* Exercise details
Take the lines from the top down to and including the one with "const cx = i => x(i) + x.bandwidth()/2;" and repeat them exactly. Omit images.

* Source material
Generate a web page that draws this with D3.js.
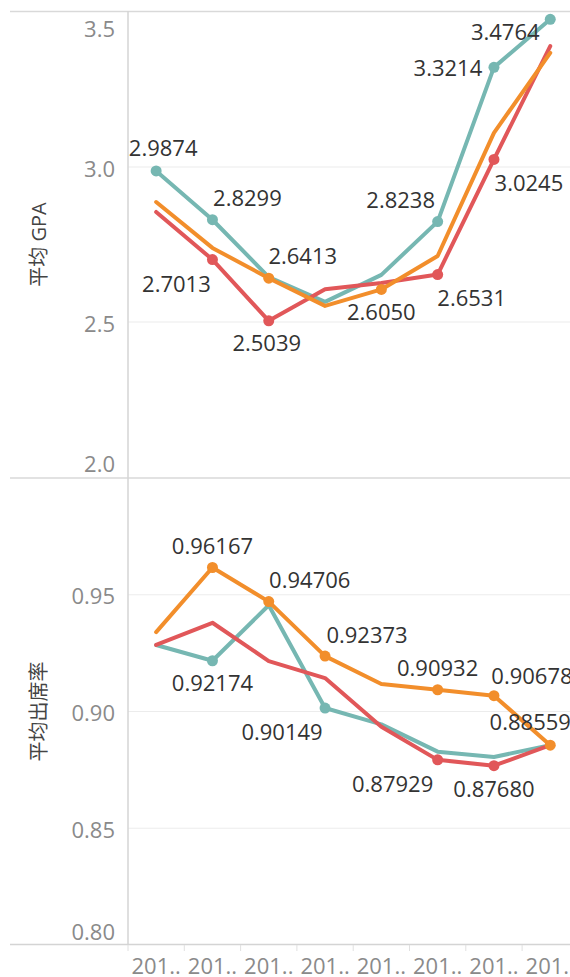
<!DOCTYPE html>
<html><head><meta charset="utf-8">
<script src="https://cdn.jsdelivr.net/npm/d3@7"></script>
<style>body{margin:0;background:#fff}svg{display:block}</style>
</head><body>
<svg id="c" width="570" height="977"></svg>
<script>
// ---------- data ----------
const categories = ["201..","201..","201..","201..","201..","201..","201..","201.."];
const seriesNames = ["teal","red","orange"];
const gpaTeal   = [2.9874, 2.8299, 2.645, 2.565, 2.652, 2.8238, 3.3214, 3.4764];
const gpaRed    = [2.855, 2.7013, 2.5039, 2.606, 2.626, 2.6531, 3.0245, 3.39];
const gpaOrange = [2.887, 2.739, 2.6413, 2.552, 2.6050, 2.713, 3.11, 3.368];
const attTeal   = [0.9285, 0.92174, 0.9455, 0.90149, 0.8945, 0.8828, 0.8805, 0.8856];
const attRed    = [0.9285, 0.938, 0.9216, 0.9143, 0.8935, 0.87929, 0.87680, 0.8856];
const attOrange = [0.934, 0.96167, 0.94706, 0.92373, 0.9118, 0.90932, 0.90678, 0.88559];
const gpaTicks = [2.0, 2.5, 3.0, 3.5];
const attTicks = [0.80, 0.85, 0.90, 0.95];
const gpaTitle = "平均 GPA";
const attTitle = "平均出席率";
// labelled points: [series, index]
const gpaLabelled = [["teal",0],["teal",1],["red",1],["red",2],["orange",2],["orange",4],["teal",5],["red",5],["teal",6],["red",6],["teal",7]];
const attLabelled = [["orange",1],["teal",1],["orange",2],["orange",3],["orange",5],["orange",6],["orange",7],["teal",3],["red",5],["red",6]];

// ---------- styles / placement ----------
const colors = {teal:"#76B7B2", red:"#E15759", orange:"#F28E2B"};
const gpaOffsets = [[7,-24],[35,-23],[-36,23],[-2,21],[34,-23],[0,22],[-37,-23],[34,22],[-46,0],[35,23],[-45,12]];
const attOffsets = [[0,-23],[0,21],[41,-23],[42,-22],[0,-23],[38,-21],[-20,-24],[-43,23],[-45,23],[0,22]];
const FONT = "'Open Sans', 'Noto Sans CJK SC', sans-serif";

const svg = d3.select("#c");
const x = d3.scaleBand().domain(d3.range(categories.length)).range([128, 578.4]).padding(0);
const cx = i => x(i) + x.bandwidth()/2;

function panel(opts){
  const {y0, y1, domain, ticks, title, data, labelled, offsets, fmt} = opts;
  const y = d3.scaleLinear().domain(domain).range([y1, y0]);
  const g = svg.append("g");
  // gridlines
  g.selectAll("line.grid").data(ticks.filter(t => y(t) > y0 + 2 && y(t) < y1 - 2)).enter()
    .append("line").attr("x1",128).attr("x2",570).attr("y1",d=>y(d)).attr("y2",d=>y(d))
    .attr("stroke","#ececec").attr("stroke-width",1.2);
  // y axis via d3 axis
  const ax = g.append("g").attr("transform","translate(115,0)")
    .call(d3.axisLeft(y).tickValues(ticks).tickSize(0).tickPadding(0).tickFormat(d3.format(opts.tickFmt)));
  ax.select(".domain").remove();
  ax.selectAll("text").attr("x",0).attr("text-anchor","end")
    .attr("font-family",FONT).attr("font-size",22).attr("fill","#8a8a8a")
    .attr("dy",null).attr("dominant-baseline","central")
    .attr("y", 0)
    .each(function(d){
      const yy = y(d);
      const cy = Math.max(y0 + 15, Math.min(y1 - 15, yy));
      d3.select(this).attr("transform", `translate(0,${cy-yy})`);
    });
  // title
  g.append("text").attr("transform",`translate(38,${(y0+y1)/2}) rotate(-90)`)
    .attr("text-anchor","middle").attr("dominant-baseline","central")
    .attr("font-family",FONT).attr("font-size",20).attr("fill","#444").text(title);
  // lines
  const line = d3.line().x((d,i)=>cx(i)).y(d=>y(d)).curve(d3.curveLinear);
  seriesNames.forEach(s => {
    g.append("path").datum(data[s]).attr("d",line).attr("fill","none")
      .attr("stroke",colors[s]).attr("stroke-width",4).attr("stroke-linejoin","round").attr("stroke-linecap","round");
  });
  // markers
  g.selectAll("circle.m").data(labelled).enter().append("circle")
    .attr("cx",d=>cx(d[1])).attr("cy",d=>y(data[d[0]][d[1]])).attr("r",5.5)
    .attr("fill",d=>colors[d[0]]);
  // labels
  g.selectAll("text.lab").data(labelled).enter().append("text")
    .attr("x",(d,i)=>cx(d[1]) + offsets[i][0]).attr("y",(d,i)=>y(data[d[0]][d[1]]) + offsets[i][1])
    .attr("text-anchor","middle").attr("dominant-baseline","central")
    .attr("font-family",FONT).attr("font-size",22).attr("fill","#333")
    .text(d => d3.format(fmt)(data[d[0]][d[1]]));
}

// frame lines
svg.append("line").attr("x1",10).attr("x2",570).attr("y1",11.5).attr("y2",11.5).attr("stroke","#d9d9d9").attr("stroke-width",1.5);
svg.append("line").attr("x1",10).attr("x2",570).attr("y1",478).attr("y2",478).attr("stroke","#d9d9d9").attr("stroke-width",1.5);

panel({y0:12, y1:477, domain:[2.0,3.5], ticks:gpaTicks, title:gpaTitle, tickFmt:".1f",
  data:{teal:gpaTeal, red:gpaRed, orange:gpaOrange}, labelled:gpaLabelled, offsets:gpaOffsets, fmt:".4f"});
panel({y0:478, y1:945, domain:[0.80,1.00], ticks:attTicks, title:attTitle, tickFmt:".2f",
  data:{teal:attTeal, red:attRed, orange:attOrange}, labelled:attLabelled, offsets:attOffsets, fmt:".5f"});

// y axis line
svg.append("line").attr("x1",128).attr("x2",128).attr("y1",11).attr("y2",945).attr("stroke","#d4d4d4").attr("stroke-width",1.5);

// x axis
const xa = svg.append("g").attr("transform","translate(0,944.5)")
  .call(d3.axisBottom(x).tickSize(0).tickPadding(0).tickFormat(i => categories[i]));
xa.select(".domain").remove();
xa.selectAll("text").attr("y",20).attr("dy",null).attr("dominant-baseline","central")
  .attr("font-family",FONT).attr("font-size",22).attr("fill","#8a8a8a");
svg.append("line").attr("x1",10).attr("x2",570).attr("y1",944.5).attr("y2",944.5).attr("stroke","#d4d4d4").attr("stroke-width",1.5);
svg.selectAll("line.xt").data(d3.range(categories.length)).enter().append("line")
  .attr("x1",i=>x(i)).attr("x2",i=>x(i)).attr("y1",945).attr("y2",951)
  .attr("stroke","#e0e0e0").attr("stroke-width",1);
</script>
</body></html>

* Exercise result
Generate a web page that draws this with D3.js.
<!DOCTYPE html>
<html><head><meta charset="utf-8">
<script src="https://cdn.jsdelivr.net/npm/d3@7"></script>
<style>body{margin:0;background:#fff}svg{display:block}</style>
</head><body>
<svg id="c" width="570" height="977"></svg>
<script>
// ---------- data ----------
const categories = ["201..","201..","201..","201..","201..","201..","201..","201.."];
const seriesNames = ["teal","red","orange"];
const gpaTeal   = [2.9874, 2.8299, 2.645, 2.565, 2.652, 2.8238, 3.3214, 3.4764];
const gpaRed    = [2.855, 2.7013, 2.5039, 2.606, 2.626, 2.6531, 3.0245, 3.39];
const gpaOrange = [2.887, 2.739, 2.6413, 2.552, 2.6050, 2.713, 3.11, 3.368];
const attTeal   = [0.9285, 0.92174, 0.9455, 0.90149, 0.8945, 0.8828, 0.8805, 0.8856];
const attRed    = [0.9285, 0.938, 0.9216, 0.9143, 0.8935, 0.87929, 0.87680, 0.8856];
const attOrange = [0.934, 0.96167, 0.94706, 0.92373, 0.9118, 0.90932, 0.90678, 0.88559];
const gpaTicks = [2.0, 2.5, 3.0, 3.5];
const attTicks = [0.80, 0.85, 0.90, 0.95];
const gpaTitle = "平均 GPA";
const attTitle = "平均出席率";
// labelled points: [series, index]
const gpaLabelled = [["teal",0],["teal",1],["red",1],["red",2],["orange",2],["orange",4],["teal",5],["red",5],["teal",6],["red",6],["teal",7]];
const attLabelled = [["orange",1],["teal",1],["orange",2],["orange",3],["orange",5],["orange",6],["orange",7],["teal",3],["red",5],["red",6]];

// ---------- styles / placement ----------
const colors = {teal:"#76B7B2", red:"#E15759", orange:"#F28E2B"};
const gpaOffsets = [[7,-24],[35,-23],[-36,23],[-2,21],[34,-23],[0,22],[-37,-23],[34,22],[-46,0],[35,23],[-45,12]];
const attOffsets = [[0,-23],[0,21],[41,-23],[42,-22],[0,-23],[38,-21],[-20,-24],[-43,23],[-45,23],[0,22]];
const FONT = "'Open Sans', 'Noto Sans CJK SC', sans-serif";

const svg = d3.select("#c");
const x = d3.scaleBand().domain(d3.range(categories.length)).range([128, 578.4]).padding(0);
const cx = i => x(i) + x.bandwidth()/2;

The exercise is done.